A car at 7:30AM is moving at a constant speed of $4\,km{\min ^{ - 1}}$ and an odometer reading recorded is $28568\,Km$ . What would be the odometer reading at $9:15\,am$ ?
(A) $28673\,km$
(B) $28988\,km$
(C) $29255\,km$
(D) $28568\,km$

Answer 1

Hint: From the given time, calculate the time interval between these two time periods. Use the formula of the distance to find the distance covered during the time period. Add the obtained answer with the old given odometer reading to find the new odometer reading.
Formula used:
The formula of the distance is given by
$d = st$
Where $d$ is the distance travelled by the car, $s$ is the speed of the car and the $t$ is the time taken.

Complete answer:
It is given that at $7:30\,am$ , the car moves with the constant speed $4\,km{\min ^{ - 1}}$ and the reading of the odometer is $4\,km{\min ^{ - 1}}$ .
The time interval between the odometer reading from $7:30\,am$ to $9:15\,am$ is $1$ hour and $45$ minutes.
The $1$ hour and $45$ minutes time period is converted into minutes in the following way.
$1\,hr = 60\,\min $
$1$ hour and $45$ minutes $ = 60 + 45 = 105\,\min $
Hence the time taken at $9:15\,am$ is $105$ minutes.
Let us use the formula of the distance,
$d = st$
Since the speed of the car is same till $9:15\,am$, substitute the speed and the time taken by the car in the formula of the distance, we get
$
  d = 4 \times 105 \\
  d = 420\,km \\
 $
Hence the distance travelled by the car between the time period of $7:30\,am$ and the $9:15\,am$ is calculated as $420\,km$. In order to calculate the total distance covered by the car up to $9:15\,am$ , the distance covered by the car before the time $7:30\,am$ and the distance between the time period of $7:30\,am$ and the $9:15\,am$ is added.
$
  {\text{odometer}}\,{\text{reading}}\,9:15\,am = 28568 + 420 \\
= 28988\,km \\
 $
Hence the odometer reading at the time $9:15\,am$ is obtained as $28988\,km$ .

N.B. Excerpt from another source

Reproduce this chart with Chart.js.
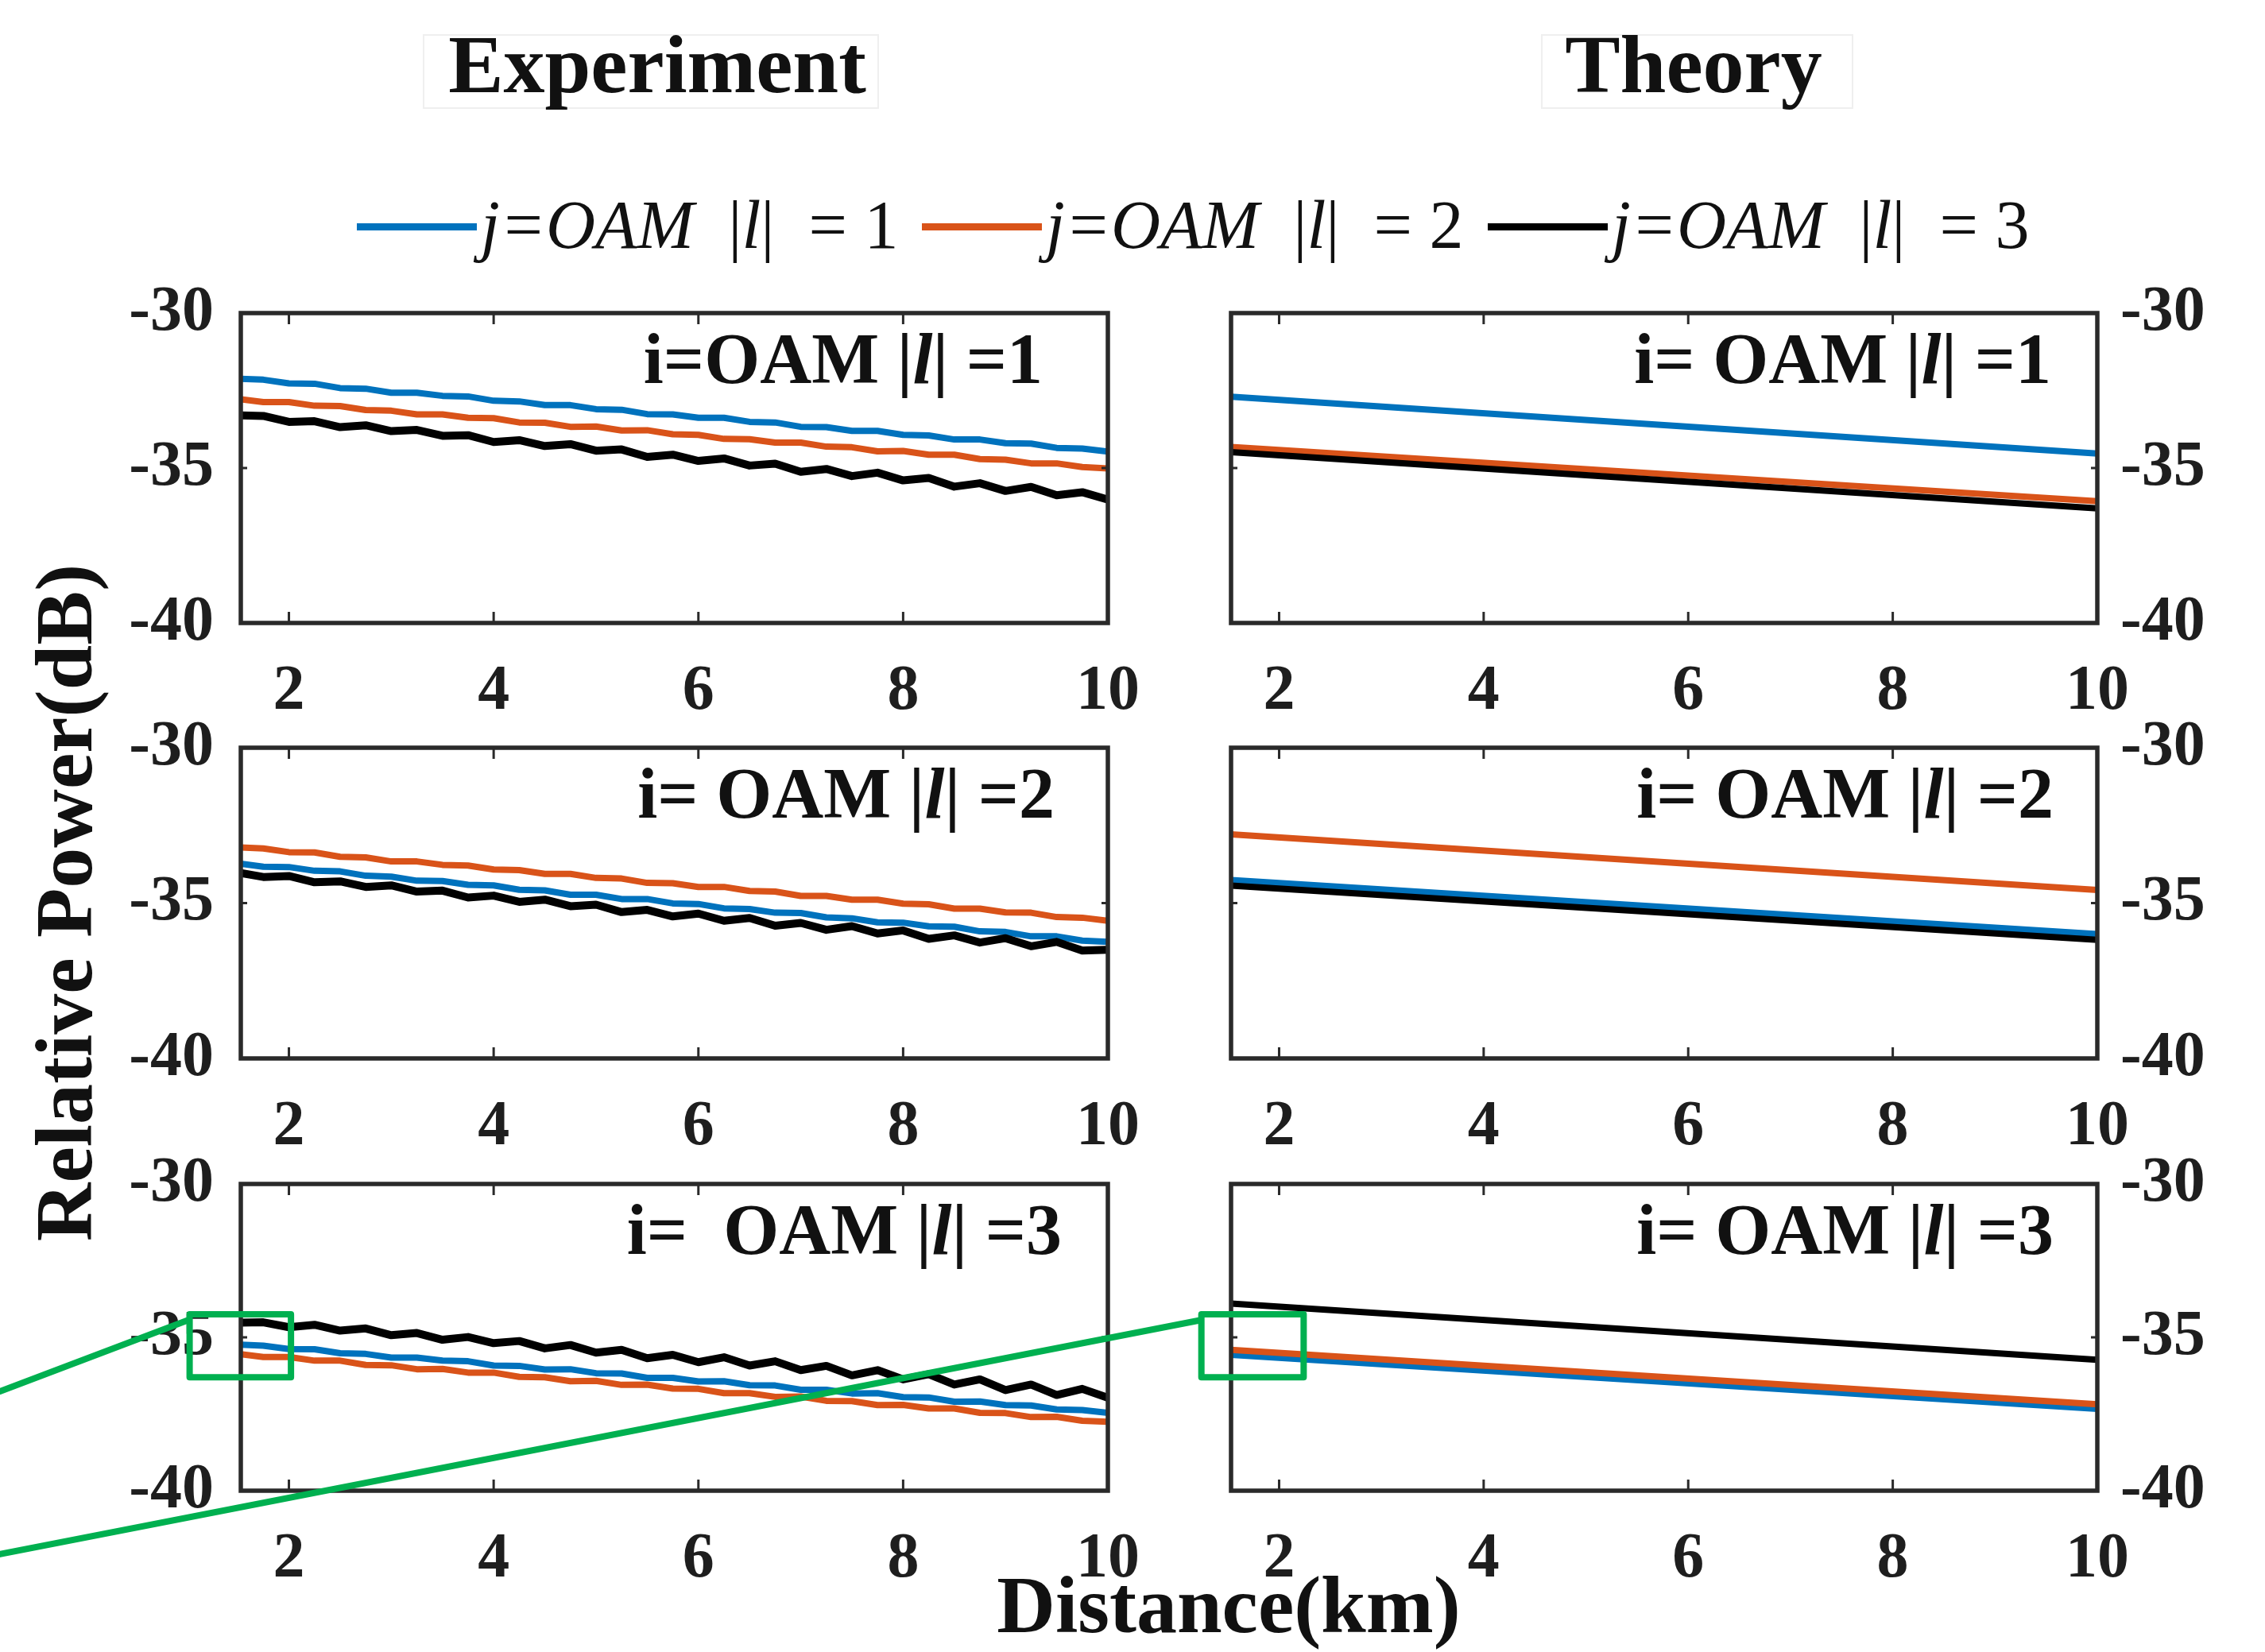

Thus the option (B) is correct.

Note:
The odometer is the device used to measure the distance covered by the vehicle. It is placed in the dashboard of the vehicle. In the above solution, it is given as constant speed, so the same speed is substituted for finding the distance covered in the time period between the given two times.